Margarita Vásquez Quirós.

En 2025, mis descendientes volvieron a presentar el libro en la Feria del Libro, completando un ciclo generacional.

—¿Cuáles fueron las resonancias de las acciones de Juan José Quirós en la familia, hijos, nietos y biznietos?

Las resonancias fueron muchas.

En la casa de mi abuelo había un fusil viejo, herrumbroso, que él había usado en la guerra. Ese fusil era un símbolo. Todos los niños lo miraban con respeto, curiosidad y un poco de temor. Era, para nosotros, la prueba material de que mi abuelo había estado realmente allí, junto a Victoriano. El día en que mi abuelo murió, el fusil desapareció. Nunca supimos quién lo tomó.
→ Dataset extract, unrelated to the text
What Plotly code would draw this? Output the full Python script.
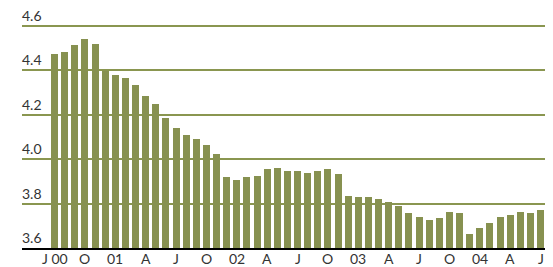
import plotly.graph_objects as go

months = list(range(49))  # Jul 2000 .. Jul 2004
values = [4.474, 4.483, 4.514, 4.541, 4.520, 4.397, 4.379, 4.366, 4.334, 4.285,
          4.249, 4.186, 4.141, 4.110, 4.091, 4.064, 4.023, 3.920, 3.906, 3.920,
          3.924, 3.956, 3.960, 3.947, 3.947, 3.938, 3.947, 3.956, 3.933, 3.834,
          3.830, 3.830, 3.821, 3.807, 3.789, 3.758, 3.740, 3.726, 3.735, 3.762,
          3.758, 3.663, 3.690, 3.713, 3.740, 3.749, 3.762, 3.758, 3.771]
tick_pos = [0, 3, 6, 9, 12, 15, 18, 21, 24, 27, 30, 33, 36, 39, 42, 45, 48]
tick_text = ["J 00", "O", "01", "A", "J", "O", "02", "A", "J", "O", "03", "A", "J", "O", "04", "A", "J"]
y_ticks = [3.6, 3.8, 4.0, 4.2, 4.4, 4.6]

FONT = dict(family="Lato", size=14, color="#333333")

fig = go.Figure(go.Bar(x=months, y=values, marker_color="#879150",
                       marker_line_width=0, width=0.69))

annotations = []
for p, t in zip(tick_pos, tick_text):
    annotations.append(dict(x=p, y=-0.045, xref="x", yref="paper", text=t,
                            showarrow=False, xanchor="center", yanchor="middle",
                            font=FONT))
for v in y_ticks:
    annotations.append(dict(x=0, y=v, xref="paper", yref="y", text=f"{v:.1f}",
                            showarrow=False, xanchor="left", yanchor="bottom",
                            xshift=-2, font=FONT))

# page body has an 8px default margin, so the figure is sized to fit the window
fig.update_layout(
    width=545, height=259,
    margin=dict(l=14, r=0, t=0, b=19),
    paper_bgcolor="white", plot_bgcolor="white",
    showlegend=False,
    font=FONT,
    bargap=0,
    annotations=annotations,
)
fig.update_xaxes(range=[-3.21, 49.23], showticklabels=False, showgrid=False,
                 ticks="", showline=True, linecolor="black", linewidth=2,
                 zeroline=False)
fig.update_yaxes(range=[3.6, 4.68], tickmode="array", tickvals=y_ticks,
                 showticklabels=False, showgrid=True,
                 gridcolor="#8a9650", gridwidth=1.5, zeroline=False, ticks="")
fig.write_html("out.html")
Mi familia creció oyendo fragmentos de historias: la Batalla de la Negra Vieja, las caminatas con los liberales, la figura de Porras con su abrigo rojo, los campamentos indígenas, la carga de armas por parte de los hombres de Victoriano, su paso por Calidonia, la prisión en Las Bóvedas.

Los niños se hacen preguntas: ¿Era justo que los indígenas fueran los que cargaran las armas? ¿Por qué a Victoriano lo trataron como bandolero? ¿Dónde estaba nuestro abuelo en cada episodio? Con el tiempo, entendimos que las posibles respuestas estaban cargadas de dolor histórico, de desigualdad social, de tensiones raciales que aún marcaban al país.

Mis memorias sobre Victoriano Lorenzo

Para nosotros —hijos, nietos y biznietos— la figura de Juan José fue la de un hombre valiente, silencioso, recto. Mantener vivo su testimonio se convirtió en una especie de herencia moral.

Y creo que el mayor legado fue ese: enseñarnos que la verdad, aunque tarde, debe ser contada.

En la escuela de El Harino, que lleva su nombre, se conserva un retrato pintado por Antonio Valdés Bosch (q.e.p.d.), quien fue el esposo de Marcia Magaly Quirós, nieta de D. Juan. Luego Eda Cecilia Quirós, también nieta renovó este retrato en mayo de 2023. Asimismo, un biznieto de Juan José Quirós, José Cruz Quirós, hizo la placa conmemorativa allí expuesta.

La voz de la nieta de Juan José Quirós rescata no solo la memoria de un combatiente, sino la historia de un país que aún dialoga con su pasado. El testimonio de Quirós ilumina la vida cotidiana en la guerra, la amistad con Victoriano y la reconstrucción silenciosa que vino después.